Dataset content
---

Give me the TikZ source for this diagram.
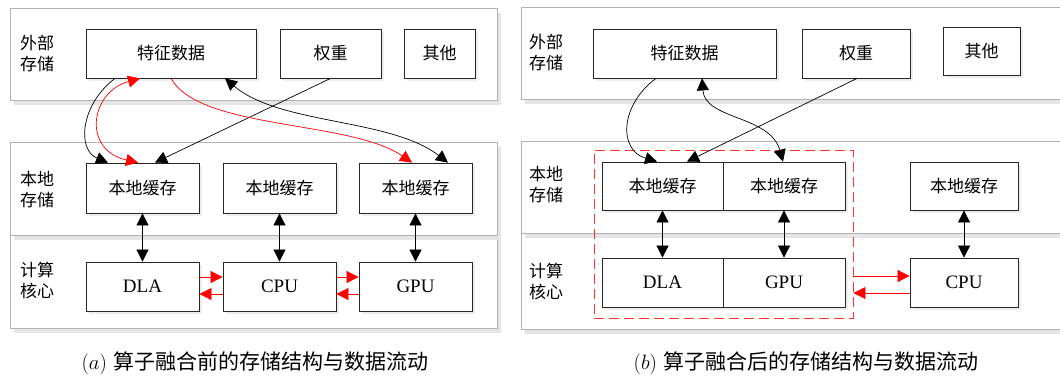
\documentclass[tikz,border=0pt]{standalone}
\usepackage{fontspec}
\newfontfamily\cjk{Noto Sans CJK SC}
\newfontfamily\lat{Liberation Serif}
\usetikzlibrary{arrows.meta,shadows,calc}

\begin{document}
\begin{tikzpicture}[x=1pt,y=-1pt,
  panel/.style={draw=black!30, line width=1pt, fill=white, inner sep=0pt,
    drop shadow={shadow xshift=4pt,shadow yshift=-5pt,fill=black!10,opacity=1}},
  box/.style={draw=black!85, line width=0.8pt, fill=white, inner sep=0pt,
    font=\cjk\fontsize{17}{21}\selectfont,
    drop shadow={shadow xshift=3pt,shadow yshift=-3pt,fill=black!7,opacity=1}},
  core/.style={box, font=\lat\fontsize{19}{21}\selectfont},
  side/.style={font=\cjk\fontsize{17}{21}\selectfont, align=left, inner sep=0pt},
  link/.style={black, line width=0.7pt},
  flow/.style={red, line width=0.7pt},
  onehead/.style={-{Triangle[length=12pt,width=12pt]}},
  dblhead/.style={{Triangle[length=12pt,width=12pt]}-{Triangle[length=12pt,width=12pt]}},
  fusebox/.style={draw=red!80, line width=0.8pt, dash pattern=on 10pt off 5pt, inner sep=0pt},
  caption/.style={font=\fontsize{21}{24}\selectfont, inner sep=0pt}
]
\path[use as bounding box, fill=white] (0,0) rectangle (1060,381);

% ---------- (a) before fusion ----------
\node[panel, minimum width=487pt, minimum height=92pt] (extA) at (253.5,54) {};
\node[panel, minimum width=487pt, minimum height=93pt] (cmpA) at (253.5,281.5) {};
\node[panel, minimum width=487pt, minimum height=93pt] (locA) at (253.5,188.5) {};

\node[side] (lblA1) at (37,53) {外部\\存储};
\node[side] (lblA2) at (37,189.5) {本地\\存储};
\node[side] (lblA3) at (37,280.5) {计算\\核心};

\node[box, minimum width=170pt, minimum height=49pt] (fA) at (171,53.5) {特征数据};
\node[box, minimum width=101pt, minimum height=49pt] (wA) at (330.5,53.5) {权重};
\node[box, minimum width=71pt, minimum height=49pt] (oA) at (439.5,53.5) {其他};

\node[box, minimum width=113pt, minimum height=50pt] (cA1) at (142.5,188) {本地缓存};
\node[box, minimum width=113pt, minimum height=50pt] (cA2) at (279.5,188) {本地缓存};
\node[box, minimum width=113pt, minimum height=50pt] (cA3) at (415.5,188) {本地缓存};

\node[core, minimum width=113pt, minimum height=49pt] (dA) at (142.5,286.5) {DLA};
\node[core, minimum width=113pt, minimum height=49pt] (pA) at (279.5,286.5) {CPU};
\node[core, minimum width=113pt, minimum height=49pt] (gA) at (415.5,286.5) {GPU};

\draw[link, dblhead] (cA1) -- (dA);
\draw[link, dblhead] (cA2) -- (pA);
\draw[link, dblhead] (cA3) -- (gA);

\draw[flow, onehead] ([yshift=9.5pt]dA.east) -- ([yshift=9.5pt]pA.west);
\draw[flow, onehead] ([yshift=-7.5pt]pA.west) -- ([yshift=-7.5pt]dA.east);
\draw[flow, onehead] ([yshift=9.5pt]pA.east) -- ([yshift=9.5pt]gA.west);
\draw[flow, onehead] ([yshift=-7.5pt]gA.west) -- ([yshift=-7.5pt]pA.east);

\draw[link, onehead] ([xshift=-56pt]fA.south) .. controls (80,105) and (77,150) .. ([xshift=-34.5pt]cA1.north);
\draw[flow, dblhead] ([xshift=-31pt]fA.south) .. controls (90,92) and (82,150) .. ([xshift=-4.5pt]cA1.north);
\draw[link, onehead] (wA.south) -- ([xshift=12.5pt]cA1.north);
\draw[flow, onehead] (fA.south) .. controls (200,130) and (350,120) .. ([xshift=-3.5pt]cA3.north);
\draw[link, dblhead] ([xshift=54pt]fA.south) .. controls (280,125) and (390,118) .. ([xshift=32.5pt]cA3.north);

% ---------- (b) after fusion ----------
\node[panel, minimum width=554pt, minimum height=92pt] (extB) at (798,53) {};
\node[panel, minimum width=554pt, minimum height=96pt] (cmpB) at (798,281) {};
\node[panel, minimum width=554pt, minimum height=92pt] (locB) at (798,187) {};

\node[side] (lblB1) at (546,52) {外部\\存储};
\node[side] (lblB2) at (546,185) {本地\\存储};
\node[side] (lblB3) at (546,281) {计算\\核心};

\node[box, minimum width=183pt, minimum height=49pt] (fB) at (684.5,53.5) {特征数据};
\node[box, minimum width=108pt, minimum height=49pt] (wB) at (856,53.5) {权重};
\node[box, minimum width=77pt, minimum height=48pt] (oB) at (981.5,51) {其他};

\node[fusebox, minimum width=259pt, minimum height=168pt] (fuse) at (723.5,234) {};

\node[box, minimum width=121pt, minimum height=48pt] (cB1) at (662.5,186) {本地缓存};
\node[box, minimum width=122pt, minimum height=48pt] (cB2) at (784,186) {本地缓存};
\node[box, minimum width=108pt, minimum height=48pt] (cB3) at (964,186) {本地缓存};

\node[core, minimum width=121pt, minimum height=49pt] (dB) at (662.5,282.5) {DLA};
\node[core, minimum width=122pt, minimum height=49pt] (gB) at (784,282.5) {GPU};
\node[core, minimum width=108pt, minimum height=49pt] (pB) at (964,282.5) {CPU};

\draw[link, dblhead] (cB1) -- (dB);
\draw[link, dblhead] (cB2) -- (gB);
\draw[link, dblhead] (cB3) -- (pB);

\coordinate (rto) at ([yshift=6.5pt]pB.west);
\coordinate (rback) at ([yshift=-10.5pt]pB.west);
\draw[flow, onehead] (rto -| fuse.east) -- (rto);
\draw[flow, onehead] (rback) -- (rback -| fuse.east);

\draw[link, onehead] ([xshift=-28.5pt]fB.south) .. controls (620,105) and (618,150) .. ([xshift=-5.5pt]cB1.north);
\draw[link, onehead] ([xshift=1pt]wB.south) -- ([xshift=24.5pt]cB1.north);
\draw[link, dblhead] ([xshift=17.5pt]fB.south) .. controls (705,120) and (770,115) .. ([xshift=-1pt]cB2.north);

% ---------- captions ----------
\node[caption] (capA) at (255,363) {$(a)$ {\cjk 算子融合前的存储结构与数据流动}};
\node[caption] (capB) at (806,363) {$(b)$ {\cjk 算子融合后的存储结构与数据流动}};
\end{tikzpicture}
\end{document}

---

What is being asked
Return only the lines from the start of the data through the line that contains "(0,0) rectangle (1060,381);", please, copying them exactly and omitting all pictures.

Exercise output
Give me the TikZ source for this diagram.
\documentclass[tikz,border=0pt]{standalone}
\usepackage{fontspec}
\newfontfamily\cjk{Noto Sans CJK SC}
\newfontfamily\lat{Liberation Serif}
\usetikzlibrary{arrows.meta,shadows,calc}

\begin{document}
\begin{tikzpicture}[x=1pt,y=-1pt,
  panel/.style={draw=black!30, line width=1pt, fill=white, inner sep=0pt,
    drop shadow={shadow xshift=4pt,shadow yshift=-5pt,fill=black!10,opacity=1}},
  box/.style={draw=black!85, line width=0.8pt, fill=white, inner sep=0pt,
    font=\cjk\fontsize{17}{21}\selectfont,
    drop shadow={shadow xshift=3pt,shadow yshift=-3pt,fill=black!7,opacity=1}},
  core/.style={box, font=\lat\fontsize{19}{21}\selectfont},
  side/.style={font=\cjk\fontsize{17}{21}\selectfont, align=left, inner sep=0pt},
  link/.style={black, line width=0.7pt},
  flow/.style={red, line width=0.7pt},
  onehead/.style={-{Triangle[length=12pt,width=12pt]}},
  dblhead/.style={{Triangle[length=12pt,width=12pt]}-{Triangle[length=12pt,width=12pt]}},
  fusebox/.style={draw=red!80, line width=0.8pt, dash pattern=on 10pt off 5pt, inner sep=0pt},
  caption/.style={font=\fontsize{21}{24}\selectfont, inner sep=0pt}
]
\path[use as bounding box, fill=white] (0,0) rectangle (1060,381);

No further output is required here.